_EXERCISE GOAL:_ Extract, in full, the lines below, beginning at the first and ending with the line that contains "fontsize=10, color=text_color)". Pictures do not belong in the copy.
— START OF DATA SEGMENT —
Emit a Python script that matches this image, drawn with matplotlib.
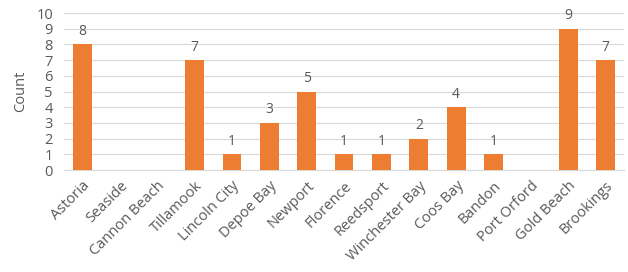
import matplotlib.pyplot as plt
import numpy as np

towns = ['Astoria', 'Seaside', 'Cannon Beach', 'Tillamook', 'Lincoln City',
         'Depoe Bay', 'Newport', 'Florence', 'Reedsport', 'Winchester Bay',
         'Coos Bay', 'Bandon', 'Port Orford', 'Gold Beach', 'Brookings']
counts = [8, 0, 0, 7, 1, 3, 5, 1, 1, 2, 4, 1, 0, 9, 7]

plt.rcParams['font.family'] = ['Open Sans', 'DejaVu Sans']
text_color = '#595959'

fig = plt.figure(figsize=(6.28, 2.72), dpi=100)
ax = fig.add_axes([0.102, 0.375, 0.892, 0.577])

x = np.arange(len(towns))
bars = ax.bar(x, counts, width=0.5, color='#ED7D31', zorder=3)

for xi, c in zip(x, counts):
    if c > 0:
        ax.text(xi, c + 0.35, str(c), ha='center', va='bottom',
                fontsize=10, color=text_color)

ax.set_xlim(-0.5, len(towns) - 0.5)
ax.set_ylim(0, 10)
ax.set_yticks(range(0, 11))
ax.yaxis.grid(True, color='#D9D9D9', linewidth=0.8, zorder=0)
ax.set_xticks(x)
ax.set_xticklabels(towns, rotation=45, ha='right', rotation_mode='anchor',
                   fontsize=10.5, color=text_color)
ax.tick_params(axis='y', labelsize=10.5, labelcolor=text_color, length=0, pad=8)
ax.tick_params(axis='x', length=0, pad=6)
ax.set_ylabel('Count', fontsize=10.5, color=text_color, labelpad=6)

for s in ['top', 'right', 'left']:
    ax.spines[s].set_visible(False)
ax.spines['bottom'].set_color('#D9D9D9')

fig.savefig('out.png', dpi=100)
— END OF DATA SEGMENT —
_CORRECT RESULT:_
Emit a Python script that matches this image, drawn with matplotlib.
import matplotlib.pyplot as plt
import numpy as np

towns = ['Astoria', 'Seaside', 'Cannon Beach', 'Tillamook', 'Lincoln City',
         'Depoe Bay', 'Newport', 'Florence', 'Reedsport', 'Winchester Bay',
         'Coos Bay', 'Bandon', 'Port Orford', 'Gold Beach', 'Brookings']
counts = [8, 0, 0, 7, 1, 3, 5, 1, 1, 2, 4, 1, 0, 9, 7]

plt.rcParams['font.family'] = ['Open Sans', 'DejaVu Sans']
text_color = '#595959'

fig = plt.figure(figsize=(6.28, 2.72), dpi=100)
ax = fig.add_axes([0.102, 0.375, 0.892, 0.577])

x = np.arange(len(towns))
bars = ax.bar(x, counts, width=0.5, color='#ED7D31', zorder=3)

for xi, c in zip(x, counts):
    if c > 0:
        ax.text(xi, c + 0.35, str(c), ha='center', va='bottom',
                fontsize=10, color=text_color)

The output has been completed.